SOLOPOS.COM - Warga tengah mencari ikan di tepian Kali Winongo, Selasa (22/9/2015). (Harian Jogja/Arief Junianto)

Kali Winongo di Bantul dipelihara oleh warga

Harianjogja.com, BANTUL-Manusia dan alam, dua hal yang sejatinya tak bisa dipisahkan. Keduanya saling butuh dan saling menjaga. Begitu juga dengan sungai. Kuatnya ikatan emosional itu ditunjukkan oleh warga 6 dusun, yakni Senggotan, Jogonalan Lor, Jogonalan Kidul, Glondong, Kweni, dan Gesikan.

Promosi Bukan Mission Impossible, Garuda!

Wajah kakek itu berbinar. Sesekali telunjuk diarahkannya kepada sekumpulan remaja yang tengah asyik bercanda berebut ikan di tepian. “Lihat, seharusnya dari kemarin-kemarin seperti itu,” katanya dari tepi Sungai Winongo, Selasa (22/9/2015) siang dengan suara samar lantaran kecipak riak sungai.

Sepintas, tak ada yang istimewa dari perawakan kakek bernama Waluyo itu. Satu-satunya yang membedakannya dengan kakek kebanyakan adalah semangatnya. Langkah kaki pria warga RT 02 Dusun Glondong DK X , Desa Tirtonirmolo, Kasihan masih terlihat tegap dan mantap. Cara bicaranya pun bergas, bahkan kadang sesekali terkesan berapi-api.

Meski tak pernah sekali pun meraup rupiah dan nafkah dari sungai yang berlokasi tepat di depan rumahnya itu, tapi bagi Waluyo, sungai itu lebih dari sekadar karya alam belaka.
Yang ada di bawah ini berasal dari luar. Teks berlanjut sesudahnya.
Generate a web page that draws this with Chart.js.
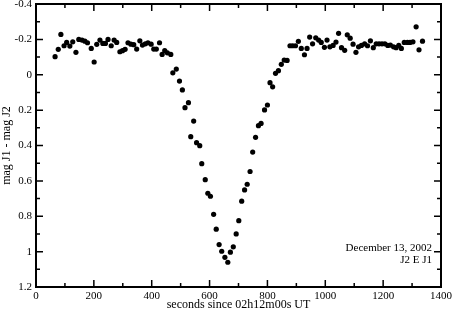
<!DOCTYPE html>
<html>
<head>
<meta charset="utf-8">
<title>J2 E J1 — December 13, 2002</title>
<script src="https://cdn.jsdelivr.net/npm/chart.js@4/dist/chart.umd.min.js"></script>
<style>
    html, body { margin: 0; padding: 0; background: #fff; }
    canvas { display: block; }
</style>
</head>
<body>
<canvas id="lightCurve" width="453" height="312"></canvas>
<script>
// ── Data ─────────────────────────────────────────────────────
const seconds = [
    66, 77, 86, 97, 106, 117, 127, 138, 148, 159,
    169, 178, 191, 201, 210, 221, 231, 240, 249, 260,
    270, 279, 290, 299, 308, 318, 328, 338, 348, 359,
    368, 378, 387, 398, 407, 416, 427, 436, 445, 454,
    466, 473, 485, 496, 506, 515, 527, 535, 545, 555,
    566, 573, 585, 594, 603, 614, 623, 633, 642, 653,
    663, 672, 682, 692, 701, 711, 721, 730, 740, 749,
    759, 769, 778, 790, 800, 809, 818, 828, 838, 848,
    858, 868, 878, 887, 897, 907, 917, 928, 937, 946,
    956, 967, 977, 986, 997, 1006, 1016, 1027, 1037, 1046,
    1056, 1067, 1076, 1086, 1096, 1106, 1115, 1125, 1136, 1146,
    1156, 1166, 1176, 1186, 1196, 1206, 1216, 1225, 1236, 1245,
    1254, 1263, 1273, 1284, 1293, 1303, 1314, 1324, 1336,
];

const magDiff = [
    -0.102, -0.144, -0.228, -0.164, -0.183, -0.162, -0.186, -0.127, -0.200, -0.196,
    -0.190, -0.181, -0.149, -0.072, -0.172, -0.196, -0.177, -0.177, -0.200, -0.164,
    -0.196, -0.183, -0.130, -0.136, -0.144, -0.181, -0.173, -0.170, -0.145, -0.192,
    -0.168, -0.175, -0.181, -0.173, -0.145, -0.145, -0.181, -0.115, -0.136, -0.124,
    -0.115, -0.011, -0.032, 0.036, 0.086, 0.186, 0.158, 0.350, 0.262, 0.384,
    0.401, 0.503, 0.593, 0.670, 0.687, 0.789, 0.873, 0.960, 0.998, 1.032,
    1.060, 1.003, 0.973, 0.900, 0.825, 0.715, 0.651, 0.619, 0.547, 0.437,
    0.354, 0.288, 0.275, 0.199, 0.171, 0.045, 0.068, -0.008, -0.023, -0.059,
    -0.083, -0.081, -0.164, -0.164, -0.164, -0.189, -0.149, -0.113, -0.149, -0.213,
    -0.175, -0.209, -0.196, -0.183, -0.155, -0.196, -0.158, -0.166, -0.185, -0.234,
    -0.153, -0.138, -0.226, -0.207, -0.173, -0.127, -0.158, -0.166, -0.175, -0.164,
    -0.192, -0.153, -0.175, -0.175, -0.175, -0.175, -0.166, -0.168, -0.158, -0.153,
    -0.166, -0.149, -0.183, -0.183, -0.183, -0.186, -0.271, -0.141, -0.190,
];

const xTicks = [0, 200, 400, 600, 800, 1000, 1200, 1400];
const xMinorTicks = [100, 300, 500, 700, 900, 1100, 1300];
const yTicks = [-0.4, -0.2, 0, 0.2, 0.4, 0.6, 0.8, 1, 1.2];
const yTickLabels = ["-0.4", "-0.2", "0", "0.2", "0.4", "0.6", "0.8", "1", "1.2"];
const yMinorTicks = [-0.3, -0.1, 0.1, 0.3, 0.5, 0.7, 0.9, 1.1];

const xTitle = "seconds since 02h12m00s UT";
const yTitle = "mag J1 - mag J2";
const notes = ["December 13, 2002", "J2 E J1"];

// ── Frame, inward ticks and notes ────────────────────────────
const frameTicks = {
    id: "frameTicks",
    afterDraw(chart) {
        const { ctx, chartArea: a, scales } = chart;
        const sx = scales.x, sy = scales.y;
        ctx.save();
        ctx.strokeStyle = "#000";

        ctx.lineWidth = 1.5;
        ctx.beginPath();
        const vTick = (v, len) => {
            const px = sx.getPixelForValue(v);
            ctx.moveTo(px, a.bottom); ctx.lineTo(px, a.bottom - len);
            ctx.moveTo(px, a.top); ctx.lineTo(px, a.top + len);
        };
        const hTick = (v, len) => {
            const py = sy.getPixelForValue(v);
            ctx.moveTo(a.left, py); ctx.lineTo(a.left + len, py);
            ctx.moveTo(a.right, py); ctx.lineTo(a.right - len, py);
        };
        xTicks.forEach(v => vTick(v, 7));
        xMinorTicks.forEach(v => vTick(v, 4));
        yTicks.forEach(v => hTick(v, 7));
        yMinorTicks.forEach(v => hTick(v, 4));
        ctx.stroke();

        ctx.lineWidth = 2;
        ctx.strokeRect(a.left, a.top, a.right - a.left, a.bottom - a.top);

        ctx.fillStyle = "#000";
        ctx.font = "11px 'Liberation Serif'";
        ctx.textAlign = "right";
        ctx.textBaseline = "middle";
        ctx.fillText(notes[0], a.right - 9, a.bottom - 39);
        ctx.fillText(notes[1], a.right - 9, a.bottom - 27);
        ctx.restore();
    },
};

const whiteBg = {
    id: "whiteBg",
    beforeDraw(chart) {
        const ctx = chart.ctx;
        ctx.save();
        ctx.fillStyle = "#fff";
        ctx.fillRect(0, 0, chart.width, chart.height);
        ctx.restore();
    },
};

// ── Chart ────────────────────────────────────────────────────
const tickFont = { family: "'Liberation Serif'", size: 11 };
const titleFont = { family: "'Liberation Serif'", size: 12 };

new Chart(document.getElementById("lightCurve"), {
    type: "scatter",
    data: {
        datasets: [{
            data: seconds.map((s, i) => ({ x: s, y: magDiff[i] })),
            backgroundColor: "#000",
            borderWidth: 0,
            pointRadius: 2.6,
        }],
    },
    options: {
        responsive: false,
        animation: false,
        events: [],
        layout: { padding: { top: 4, right: 12, left: 0, bottom: 0 } },
        plugins: {
            legend: { display: false },
            tooltip: { enabled: false },
        },
        scales: {
            x: {
                type: "linear",
                min: 0,
                max: 1400,
                grid: { display: false, drawTicks: false },
                border: { display: false },
                afterBuildTicks: s => { s.ticks = xTicks.map(v => ({ value: v })); },
                ticks: {
                    color: "#000",
                    font: tickFont,
                    padding: 3,
                    maxRotation: 0,
                    callback: v => String(v),
                },
                title: {
                    display: true,
                    text: xTitle,
                    color: "#000",
                    font: titleFont,
                    padding: 0,
                },
                afterFit: s => {
                    s.height = 25;
                    s.paddingLeft = 0;
                    s.paddingRight = 0;
                },
            },
            y: {
                type: "linear",
                min: -0.4,
                max: 1.2,
                reverse: true,
                grid: { display: false, drawTicks: false },
                border: { display: false },
                afterBuildTicks: s => { s.ticks = yTicks.map(v => ({ value: v })); },
                ticks: {
                    color: "#000",
                    font: tickFont,
                    padding: 4,
                    callback: (v, i) => yTickLabels[i],
                },
                title: {
                    display: true,
                    text: yTitle,
                    color: "#000",
                    font: titleFont,
                    padding: 0,
                },
                afterFit: s => {
                    s.width = 36;
                    s.paddingTop = 0;
                    s.paddingBottom = 0;
                },
            },
        },
    },
    plugins: [whiteBg, frameTicks],
});
</script>
</body>
</html>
Sungai itu, bagi Waluyo adalah saksi bisu hidupnya sepanjang hayat.

Sedari ia masih kanak-kanak, Sungai Winongo masih selalu ada dan akan terus selalu ada hingga kini usianya telah senja. “Cuma sekarang lebih sempit. Tidak bisa lagi dipakai main oleh anak-anak. Berbeda dengan jaman saya waktu masih kecil dulu,” cerocosnya.

Mungkin karena itulah, ia menjadi sangat menyayangi sungai itu. Ia seolah tak rela jika sungai itu terluka. Ia tak ingin jika sungai itu menjadi rusak, apalagi berubah fungsi.

Buktinya, ia bersama warga RT 01 dan 02 Dusun Glondong DK X, berinisiatif untuk kembali menghidupkan sungai yang membelah 3 kabupaten/kota di DIY itu. Selama ini, Kali Winongo, begitu Waluyo dan warga setempat menyebutnya, memang seolah telah mati. Kehidupan ekosistem di dalamnya sudah tak lagi sehat. Ikan-ikan dewasa tak ada, ikan-ikan kecil  pun entah kemana. Ia mengaku, sudah sangat sulit menjumpai ikan berenang di permukaan air Kali Winongo.

Penyebabnya tak lain adalah ulah manusia sendiri. Menurutnya, penangkapan ikan secara terus menerus dengan menggunakan sengatan listrik, obat beracun, hingga jala tebar menyebabkan ikan dewasa berikut anakannya pun ikut terangkat.

“La ini kalau dilakukan bertahun-tahun ya jelas bikin ikan di Winongo ini habis.”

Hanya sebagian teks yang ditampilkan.